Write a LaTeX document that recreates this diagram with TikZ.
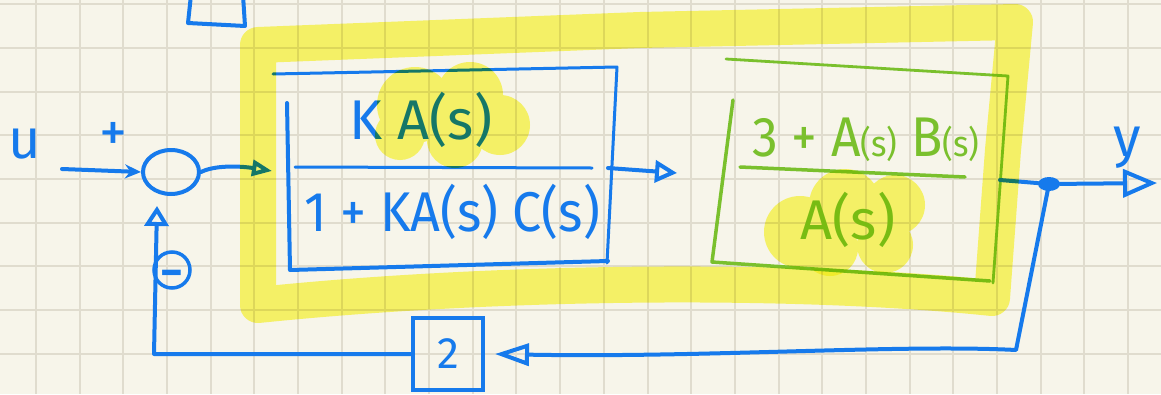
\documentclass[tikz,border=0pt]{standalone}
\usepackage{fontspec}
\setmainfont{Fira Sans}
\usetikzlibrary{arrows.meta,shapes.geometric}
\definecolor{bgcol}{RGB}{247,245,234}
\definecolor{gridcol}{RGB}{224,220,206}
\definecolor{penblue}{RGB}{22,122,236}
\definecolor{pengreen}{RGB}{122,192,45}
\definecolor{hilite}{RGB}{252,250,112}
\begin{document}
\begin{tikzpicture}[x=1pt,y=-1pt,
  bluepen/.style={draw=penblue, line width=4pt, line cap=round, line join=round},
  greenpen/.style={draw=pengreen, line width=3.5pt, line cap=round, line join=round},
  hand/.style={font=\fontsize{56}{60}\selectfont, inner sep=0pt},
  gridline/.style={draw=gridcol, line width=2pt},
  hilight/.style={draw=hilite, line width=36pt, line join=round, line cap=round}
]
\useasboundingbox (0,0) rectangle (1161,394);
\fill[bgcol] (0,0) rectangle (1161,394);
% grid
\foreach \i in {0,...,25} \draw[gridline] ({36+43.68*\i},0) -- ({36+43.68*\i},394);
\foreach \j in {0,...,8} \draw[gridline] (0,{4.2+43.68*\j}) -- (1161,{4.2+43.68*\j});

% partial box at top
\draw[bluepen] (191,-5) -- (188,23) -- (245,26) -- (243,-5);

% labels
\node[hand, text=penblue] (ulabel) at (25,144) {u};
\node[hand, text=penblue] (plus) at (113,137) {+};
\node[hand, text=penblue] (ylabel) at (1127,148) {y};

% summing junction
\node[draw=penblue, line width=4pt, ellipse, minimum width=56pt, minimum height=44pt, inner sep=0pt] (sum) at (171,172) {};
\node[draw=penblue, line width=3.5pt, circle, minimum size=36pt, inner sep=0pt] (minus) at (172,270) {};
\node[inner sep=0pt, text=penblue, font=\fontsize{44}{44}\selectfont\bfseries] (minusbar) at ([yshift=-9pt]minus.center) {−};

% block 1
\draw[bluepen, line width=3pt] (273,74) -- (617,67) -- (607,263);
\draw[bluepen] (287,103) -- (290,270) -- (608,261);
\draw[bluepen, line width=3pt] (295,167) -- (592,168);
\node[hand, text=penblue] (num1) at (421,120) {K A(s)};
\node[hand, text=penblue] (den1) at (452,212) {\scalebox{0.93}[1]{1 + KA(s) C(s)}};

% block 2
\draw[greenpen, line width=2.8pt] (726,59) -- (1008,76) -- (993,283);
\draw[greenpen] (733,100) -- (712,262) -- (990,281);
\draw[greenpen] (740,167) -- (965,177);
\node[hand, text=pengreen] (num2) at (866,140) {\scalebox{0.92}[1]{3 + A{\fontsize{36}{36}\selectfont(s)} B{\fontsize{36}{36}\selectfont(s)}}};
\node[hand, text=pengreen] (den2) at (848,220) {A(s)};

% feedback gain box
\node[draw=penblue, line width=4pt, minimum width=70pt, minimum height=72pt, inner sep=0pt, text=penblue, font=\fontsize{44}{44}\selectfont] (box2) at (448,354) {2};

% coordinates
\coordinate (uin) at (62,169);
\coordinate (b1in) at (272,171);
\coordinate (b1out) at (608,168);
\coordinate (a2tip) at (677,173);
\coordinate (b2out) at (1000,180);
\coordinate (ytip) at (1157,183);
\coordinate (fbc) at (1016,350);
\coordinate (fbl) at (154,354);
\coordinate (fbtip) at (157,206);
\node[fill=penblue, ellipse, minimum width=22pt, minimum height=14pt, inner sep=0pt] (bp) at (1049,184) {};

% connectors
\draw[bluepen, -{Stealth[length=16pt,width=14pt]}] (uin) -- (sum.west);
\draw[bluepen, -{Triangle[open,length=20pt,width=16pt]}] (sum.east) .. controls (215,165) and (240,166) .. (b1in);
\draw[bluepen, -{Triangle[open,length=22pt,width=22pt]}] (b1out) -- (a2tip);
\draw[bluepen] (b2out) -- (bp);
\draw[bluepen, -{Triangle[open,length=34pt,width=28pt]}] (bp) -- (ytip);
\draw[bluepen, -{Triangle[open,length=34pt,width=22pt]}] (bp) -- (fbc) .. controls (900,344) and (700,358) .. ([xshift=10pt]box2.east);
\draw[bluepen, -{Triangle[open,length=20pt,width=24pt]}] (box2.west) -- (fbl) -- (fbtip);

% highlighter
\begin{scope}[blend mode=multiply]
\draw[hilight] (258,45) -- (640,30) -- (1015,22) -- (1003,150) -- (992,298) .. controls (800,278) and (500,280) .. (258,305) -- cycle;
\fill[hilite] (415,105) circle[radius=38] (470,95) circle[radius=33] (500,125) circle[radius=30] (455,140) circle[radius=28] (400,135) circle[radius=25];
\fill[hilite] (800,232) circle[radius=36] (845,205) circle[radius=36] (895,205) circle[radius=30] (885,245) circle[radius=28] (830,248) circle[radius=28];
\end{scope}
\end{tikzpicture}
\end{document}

____________________

▶ _Required task_: From the first line of the listing above, repeat every line through the one holding "(245,26) -- (243,-5);". Both ends count, and pictures stay out.

▶ _Written solution_:
Write a LaTeX document that recreates this diagram with TikZ.
\documentclass[tikz,border=0pt]{standalone}
\usepackage{fontspec}
\setmainfont{Fira Sans}
\usetikzlibrary{arrows.meta,shapes.geometric}
\definecolor{bgcol}{RGB}{247,245,234}
\definecolor{gridcol}{RGB}{224,220,206}
\definecolor{penblue}{RGB}{22,122,236}
\definecolor{pengreen}{RGB}{122,192,45}
\definecolor{hilite}{RGB}{252,250,112}
\begin{document}
\begin{tikzpicture}[x=1pt,y=-1pt,
  bluepen/.style={draw=penblue, line width=4pt, line cap=round, line join=round},
  greenpen/.style={draw=pengreen, line width=3.5pt, line cap=round, line join=round},
  hand/.style={font=\fontsize{56}{60}\selectfont, inner sep=0pt},
  gridline/.style={draw=gridcol, line width=2pt},
  hilight/.style={draw=hilite, line width=36pt, line join=round, line cap=round}
]
\useasboundingbox (0,0) rectangle (1161,394);
\fill[bgcol] (0,0) rectangle (1161,394);
% grid
\foreach \i in {0,...,25} \draw[gridline] ({36+43.68*\i},0) -- ({36+43.68*\i},394);
\foreach \j in {0,...,8} \draw[gridline] (0,{4.2+43.68*\j}) -- (1161,{4.2+43.68*\j});

% partial box at top
\draw[bluepen] (191,-5) -- (188,23) -- (245,26) -- (243,-5);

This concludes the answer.